# [The problem]
Go through the records below from the first line and print each one exactly, stopping after the line that contains "const yTicks = [0, 0.1, 0.2, 0.3, 0.4];". Do not print pictures or anything past that line.

# [Records for the task]
********

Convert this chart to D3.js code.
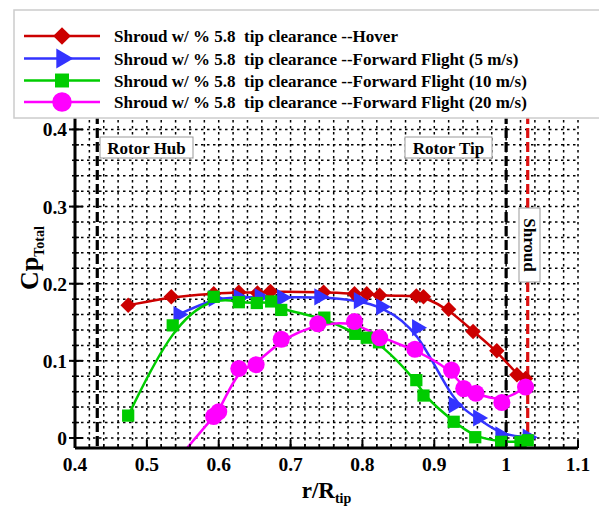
<!DOCTYPE html>
<html>
<head>
<meta charset="utf-8">
<script src="https://cdn.jsdelivr.net/npm/d3@7"></script>
<style>
  body { margin: 0; background: #fff; }
  svg text { font-family: "Liberation Serif", "Times New Roman", serif; font-weight: bold; }
</style>
</head>
<body>
<div id="chart"></div>
<script>
// series data (r/R_tip, Cp_Total)
const hoverX = [0.474, 0.534, 0.593, 0.628, 0.654, 0.672, 0.746, 0.789, 0.806, 0.824, 0.875, 0.885, 0.92, 0.954, 0.987, 1.015, 1.027];
const hoverY = [0.172, 0.183, 0.187, 0.189, 0.188, 0.19, 0.189, 0.187, 0.187, 0.185, 0.184, 0.183, 0.167, 0.138, 0.113, 0.082, 0.077];

const ff5X = [0.544, 0.593, 0.628, 0.657, 0.688, 0.74, 0.795, 0.826, 0.876, 0.927, 0.961, 0.992, 1.03];
const ff5Y = [0.16, 0.181, 0.182, 0.183, 0.182, 0.183, 0.178, 0.17, 0.143, 0.043, 0.026, 0.004, 0.001];

const ff10X = [0.474, 0.536, 0.593, 0.628, 0.653, 0.673, 0.687, 0.747, 0.79, 0.806, 0.823, 0.875, 0.885, 0.927, 0.957, 0.993, 1.02, 1.03];
const ff10Y = [0.029, 0.146, 0.183, 0.176, 0.175, 0.177, 0.166, 0.156, 0.135, 0.13, 0.124, 0.075, 0.055, 0.021, 0.001, -0.005, -0.005, -0.003];

const ff20X = [0.593, 0.6, 0.628, 0.652, 0.687, 0.738, 0.789, 0.824, 0.873, 0.924, 0.941, 0.958, 0.994, 1.027];
const ff20Y = [0.028, 0.034, 0.09, 0.095, 0.128, 0.148, 0.151, 0.13, 0.115, 0.088, 0.064, 0.058, 0.046, 0.066];
// start of the fitted 20 m/s curve below the axis
const ff20TailX = [0.556];
const ff20TailY = [-0.013];

const seriesNames = [
  "Shroud w/ % 5.8  tip clearance --Hover",
  "Shroud w/ % 5.8  tip clearance --Forward Flight (5 m/s)",
  "Shroud w/ % 5.8  tip clearance --Forward Flight (10 m/s)",
  "Shroud w/ % 5.8  tip clearance --Forward Flight (20 m/s)"
];
const seriesColors = ["#cc0000", "#3333ff", "#00cc00", "#ff00ff"];

const xTicks = [0.4, 0.5, 0.6, 0.7, 0.8, 0.9, 1, 1.1];
const yTicks = [0, 0.1, 0.2, 0.3, 0.4];

// reference lines
const hubX = 0.431, tipX = 1.0, shroudX = 1.03;

var W = 599, H = 506;
var pLeft = 75, pRight = 578, pTop = 114, pBottom = 448;

const svg = d3.select('#chart').append('svg')
  .attr('width', W).attr('height', H);

const x = d3.scaleLinear().domain([0.4, 1.1]).range([pLeft, pRight]);
const y = d3.scaleLinear().domain([-0.013, 0.42]).range([pBottom, pTop]);

svg.append('clipPath').attr('id', 'clip')
  .append('rect').attr('x', pLeft).attr('y', pTop).attr('width', pRight - pLeft).attr('height', pBottom - pTop);

// grid every 0.02
const gridX = d3.range(0.42, 1.1, 0.02);
const gridY = d3.range(0, 0.42, 0.02);
const grid = svg.append('g').attr('stroke', '#000').attr('stroke-width', 1.5).attr('stroke-dasharray', '2.5,3.5');
grid.append('g').selectAll('line').data(gridX).join('line')
  .attr('x1', d => x(d)).attr('x2', d => x(d)).attr('y1', pTop).attr('y2', pBottom);
grid.append('g').selectAll('line').data(gridY).join('line')
  .attr('y1', d => y(d)).attr('y2', d => y(d)).attr('x1', pLeft).attr('x2', pRight);

// vertical reference lines
svg.append('line').attr('x1', x(hubX)).attr('x2', x(hubX)).attr('y1', pTop).attr('y2', pBottom)
  .attr('stroke', '#000').attr('stroke-width', 3.2).attr('stroke-dasharray', '10,4');
svg.append('line').attr('x1', x(tipX)).attr('x2', x(tipX)).attr('y1', pTop).attr('y2', pBottom)
  .attr('stroke', '#000').attr('stroke-width', 3.2).attr('stroke-dasharray', '10,4');
svg.append('line').attr('x1', x(shroudX)).attr('x2', x(shroudX)).attr('y1', pTop).attr('y2', pBottom)
  .attr('stroke', '#dd1111').attr('stroke-width', 3.2).attr('stroke-dasharray', '10,4');

// series
const allX = [hoverX, ff5X, ff10X, ff20X];
const allY = [hoverY, ff5Y, ff10Y, ff20Y];
const symbols = [d3.symbolSquare, d3.symbolTriangle, d3.symbolSquare, d3.symbolCircle];
const symSize = [120, 130, 150, 230];
const symRot = [45, 90, 0, 0];

const line = d3.line().x(d => x(d[0])).y(d => y(d[1])).curve(d3.curveBasis);
const plot = svg.append('g').attr('clip-path', 'url(#clip)');

allX.forEach(function(xs, k) {
  let pts = xs.map((v, i) => [v, allY[k][i]]);
  let linePts = pts;
  if (k == 3) linePts = ff20TailX.map((v, i) => [v, ff20TailY[i]]).concat(pts);
  plot.append('path').datum(linePts)
    .attr('fill', 'none').attr('stroke', seriesColors[k]).attr('stroke-width', 2.5)
    .attr('d', line);
});
allX.forEach(function(xs, k) {
  let pts = xs.map((v, i) => [v, allY[k][i]]);
  let sym = d3.symbol().type(symbols[k]).size(symSize[k]);
  svg.append('g').selectAll('path').data(pts).join('path')
    .attr('d', sym)
    .attr('fill', seriesColors[k])
    .attr('transform', d => `translate(${x(d[0])},${y(d[1])}) rotate(${symRot[k]})`);
});

// axes
const yAxis = svg.append('g');
yAxis.append('line').attr('x1', pLeft).attr('x2', pLeft).attr('y1', pTop).attr('y2', pBottom).attr('stroke', '#000').attr('stroke-width', 3);
yAxis.append('g').selectAll('line').data(gridY).join('line')
  .attr('x1', pLeft - 3).attr('x2', pLeft + 4).attr('y1', d => y(d)).attr('y2', d => y(d))
  .attr('stroke', '#000').attr('stroke-width', 1.5);
yAxis.append('g').selectAll('line').data(yTicks).join('line')
  .attr('x1', pLeft - 6).attr('x2', pLeft + 8).attr('y1', d => y(d)).attr('y2', d => y(d))
  .attr('stroke', '#000').attr('stroke-width', 2);
yAxis.append('g').selectAll('text').data(yTicks).join('text')
  .attr('x', pLeft - 8).attr('y', d => y(d) + 7)
  .attr('text-anchor', 'end').attr('font-size', 19.5)
  .text(d => d3.format('')(d));

const xAxis = svg.append('g');
xAxis.append('line').attr('x1', pLeft).attr('x2', pRight).attr('y1', pBottom).attr('y2', pBottom).attr('stroke', '#000').attr('stroke-width', 3);
xAxis.append('g').selectAll('line').data(gridX).join('line')
  .attr('x1', d => x(d)).attr('x2', d => x(d)).attr('y1', pBottom).attr('y2', pBottom - 4)
  .attr('stroke', '#000').attr('stroke-width', 1.5);
xAxis.append('g').selectAll('line').data(xTicks).join('line')
  .attr('x1', d => x(d)).attr('x2', d => x(d)).attr('y1', pBottom).attr('y2', pBottom - 8)
  .attr('stroke', '#000').attr('stroke-width', 2);
xAxis.append('g').selectAll('text').data(xTicks).join('text')
  .attr('x', d => x(d)).attr('y', pBottom + 23)
  .attr('text-anchor', 'middle').attr('font-size', 19.5)
  .text(d => d3.format('')(d));

// axis titles
const xt = svg.append('text').attr('x', (pLeft + pRight) / 2).attr('y', 498).attr('text-anchor', 'middle').attr('font-size', 23);
xt.append('tspan').text('r/R');
xt.append('tspan').attr('font-size', 14).attr('dy', 5).text('tip');

const yt = svg.append('text').attr('transform', 'translate(38,258) rotate(-90)').attr('text-anchor', 'middle').attr('font-size', 26);
yt.append('tspan').text('Cp');
yt.append('tspan').attr('font-size', 14).attr('dy', 6).text('Total');

// annotation boxes
function labelBox(cx, cy, w, h, txt, rot) {
  let g = svg.append('g').attr('transform', `translate(${cx},${cy}) rotate(${rot})`);
  g.append('rect').attr('x', -w / 2).attr('y', -h / 2).attr('width', w).attr('height', h)
    .attr('fill', '#fff').attr('stroke', '#999').attr('stroke-width', 1);
  g.append('text').attr('x', 0).attr('y', 6).attr('text-anchor', 'middle').attr('font-size', 17).text(txt);
}
labelBox(146.5, 147.5, 93, 21, 'Rotor Hub', 0);
labelBox(448.5, 147.5, 87, 21, 'Rotor Tip', 0);
labelBox(529.5, 245, 74, 21, 'Shroud', 90);

// legend
const legend = svg.append('g');
legend.append('rect').attr('x', 14).attr('y', 10).attr('width', 620).attr('height', 108)
  .attr('fill', '#fff').attr('stroke', '#ccc').attr('stroke-width', 1.5);
const rowY = [36, 58.5, 80.5, 102];
seriesNames.forEach(function(name, k) {
  legend.append('line').attr('x1', 24).attr('x2', 100).attr('y1', rowY[k]).attr('y2', rowY[k])
    .attr('stroke', seriesColors[k]).attr('stroke-width', 2.5);
  legend.append('path').attr('d', d3.symbol().type(symbols[k]).size(symSize[k] * 1.3))
    .attr('fill', seriesColors[k])
    .attr('transform', `translate(62,${rowY[k]}) rotate(${symRot[k]})`);
  legend.append('text').attr('x', 114).attr('y', rowY[k] + 6).attr('font-size', 17)
    .attr('xml:space', 'preserve').style('white-space', 'pre').text(name);
});
</script>
</body>
</html>
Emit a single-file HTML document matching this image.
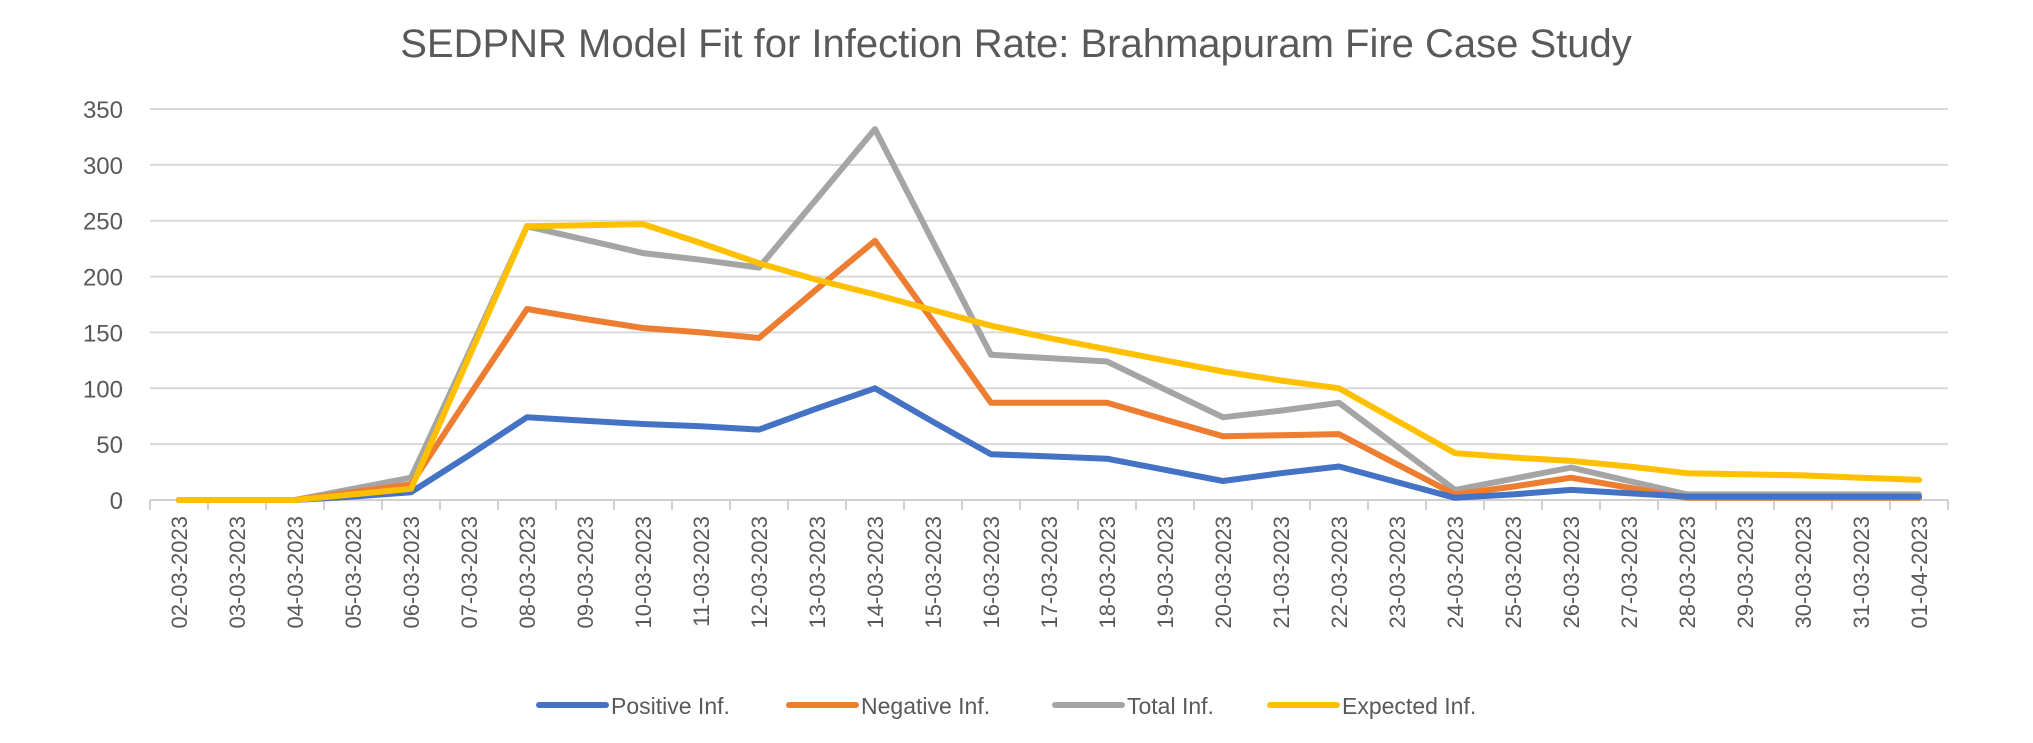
<!DOCTYPE html>
<html><head><meta charset="utf-8"><style>
body{margin:0;background:#fff;}
svg{display:block;font-family:"Liberation Sans",sans-serif;}
</style></head><body>
<svg id="chart" width="2033" height="743">
<text x="1016" y="57" text-anchor="middle" font-size="40" fill="#595959">SEDPNR Model Fit for Infection Rate: Brahmapuram Fire Case Study</text>
<g id="grid"></g><g id="yticks"></g><g id="xticks"></g><g id="series"></g>
<g id="legend"></g>
</svg>
<script>
const categories=["02-03-2023","03-03-2023","04-03-2023","05-03-2023","06-03-2023","07-03-2023","08-03-2023","09-03-2023","10-03-2023","11-03-2023","12-03-2023","13-03-2023","14-03-2023","15-03-2023","16-03-2023","17-03-2023","18-03-2023","19-03-2023","20-03-2023","21-03-2023","22-03-2023","23-03-2023","24-03-2023","25-03-2023","26-03-2023","27-03-2023","28-03-2023","29-03-2023","30-03-2023","31-03-2023","01-04-2023"];
const positiveInf=[0,0,0,3,7,40,74,71,68,66,63,82,100,70,41,39,37,27,17,24,30,16,2,5,9,6,3,3,3,3,3];
const negativeInf=[0,0,0,7,14,93,171,162,154,150,145,189,232,160,87,87,87,72,57,58,59,32,5,12,20,11,2,2,2,2,2];
const totalInf=[0,0,0,10,20,132,245,233,221,215,208,270,332,231,130,127,124,99,74,80,87,48,9,19,29,17,5,5,5,5,5];
const expectedInf=[0,0,0,5,10,128,245,246,247,230,212,197,184,170,156,145,135,125,115,107,100,71,42,38,35,30,24,23,22,20,18];
const yTicks=[0,50,100,150,200,250,300,350];
const seriesNames=["Positive Inf.","Negative Inf.","Total Inf.","Expected Inf."];

const NS="http://www.w3.org/2000/svg";
const X0=150,X1=1948,Y0=500,Y1=109,YMAX=350;
const step=(X1-X0)/categories.length;
const xs=i=>X0+step*(i+0.5);
const ys=v=>Y0-(v/YMAX)*(Y0-Y1);
function mk(tag,attrs,parent){const e=document.createElementNS(NS,tag);for(const k in attrs)e.setAttribute(k,attrs[k]);parent.appendChild(e);return e;}
const grid=document.getElementById('grid'),yt=document.getElementById('yticks'),xt=document.getElementById('xticks'),sg=document.getElementById('series'),lg=document.getElementById('legend');
yTicks.forEach(t=>{
  const l=mk('line',{x1:X0,x2:X1,y1:ys(t),y2:ys(t),stroke:t===0?'#d0d0d0':'#d9d9d9','stroke-width':2},grid);
  
  
  const tx=mk('text',{x:123,y:ys(t)+9,'text-anchor':'end','font-size':24,fill:'#595959'},yt);
  tx.textContent=t;
  
  
});
for(let i=0;i<=categories.length;i++){
  const x=X0+step*i;
  const l=mk('line',{x1:x,x2:x,y1:Y0,y2:Y0+10,stroke:'#d0d0d0','stroke-width':2},xt);
  
  
}
categories.forEach((c,i)=>{
  const x=xs(i)+8,y=Y0+16;
  const t=mk('text',{x:x,y:y,transform:`rotate(-90 ${x} ${y})`,'text-anchor':'end','font-size':22,fill:'#595959'},xt);
  t.textContent=c;
  
  
});
const colors=['#4472C4','#ED7D31','#A5A5A5','#FFC000'];
const data=[positiveInf,negativeInf,totalInf,expectedInf];
const keys=['positive-inf-line','negative-inf-line','total-inf-line','expected-inf-line'];
[2,1,0,3].forEach(s=>{
  const pts=data[s].map((v,i)=>xs(i).toFixed(1)+','+ys(v).toFixed(1)).join(' ');
  const p=mk('polyline',{points:pts,fill:'none',stroke:colors[s],'stroke-width':6,'stroke-linejoin':'round','stroke-linecap':'round'},sg);
  
  
});
const lx=[539,789,1055,1270];
seriesNames.forEach((n,i)=>{
  const l=mk('line',{x1:lx[i],x2:lx[i]+67,y1:705,y2:705,stroke:colors[i],'stroke-width':6,'stroke-linecap':'round'},lg);
  
  
  const t=mk('text',{x:lx[i]+72,y:714,'font-size':23,fill:'#595959'},lg);
  t.textContent=n;
  
  
});
</script>
</body></html>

********

# [Completed exercise]
Convert this chart to D3.js code.
<!DOCTYPE html>
<html>
<head>
<meta charset="utf-8">
<script src="https://cdn.jsdelivr.net/npm/d3@7"></script>
<style>
  body { margin: 0; background: #fff; }
  svg text { font-family: "Liberation Serif", "Times New Roman", serif; font-weight: bold; }
</style>
</head>
<body>
<div id="chart"></div>
<script>
// series data (r/R_tip, Cp_Total)
const hoverX = [0.474, 0.534, 0.593, 0.628, 0.654, 0.672, 0.746, 0.789, 0.806, 0.824, 0.875, 0.885, 0.92, 0.954, 0.987, 1.015, 1.027];
const hoverY = [0.172, 0.183, 0.187, 0.189, 0.188, 0.19, 0.189, 0.187, 0.187, 0.185, 0.184, 0.183, 0.167, 0.138, 0.113, 0.082, 0.077];

const ff5X = [0.544, 0.593, 0.628, 0.657, 0.688, 0.74, 0.795, 0.826, 0.876, 0.927, 0.961, 0.992, 1.03];
const ff5Y = [0.16, 0.181, 0.182, 0.183, 0.182, 0.183, 0.178, 0.17, 0.143, 0.043, 0.026, 0.004, 0.001];

const ff10X = [0.474, 0.536, 0.593, 0.628, 0.653, 0.673, 0.687, 0.747, 0.79, 0.806, 0.823, 0.875, 0.885, 0.927, 0.957, 0.993, 1.02, 1.03];
const ff10Y = [0.029, 0.146, 0.183, 0.176, 0.175, 0.177, 0.166, 0.156, 0.135, 0.13, 0.124, 0.075, 0.055, 0.021, 0.001, -0.005, -0.005, -0.003];

const ff20X = [0.593, 0.6, 0.628, 0.652, 0.687, 0.738, 0.789, 0.824, 0.873, 0.924, 0.941, 0.958, 0.994, 1.027];
const ff20Y = [0.028, 0.034, 0.09, 0.095, 0.128, 0.148, 0.151, 0.13, 0.115, 0.088, 0.064, 0.058, 0.046, 0.066];
// start of the fitted 20 m/s curve below the axis
const ff20TailX = [0.556];
const ff20TailY = [-0.013];

const seriesNames = [
  "Shroud w/ % 5.8  tip clearance --Hover",
  "Shroud w/ % 5.8  tip clearance --Forward Flight (5 m/s)",
  "Shroud w/ % 5.8  tip clearance --Forward Flight (10 m/s)",
  "Shroud w/ % 5.8  tip clearance --Forward Flight (20 m/s)"
];
const seriesColors = ["#cc0000", "#3333ff", "#00cc00", "#ff00ff"];

const xTicks = [0.4, 0.5, 0.6, 0.7, 0.8, 0.9, 1, 1.1];
const yTicks = [0, 0.1, 0.2, 0.3, 0.4];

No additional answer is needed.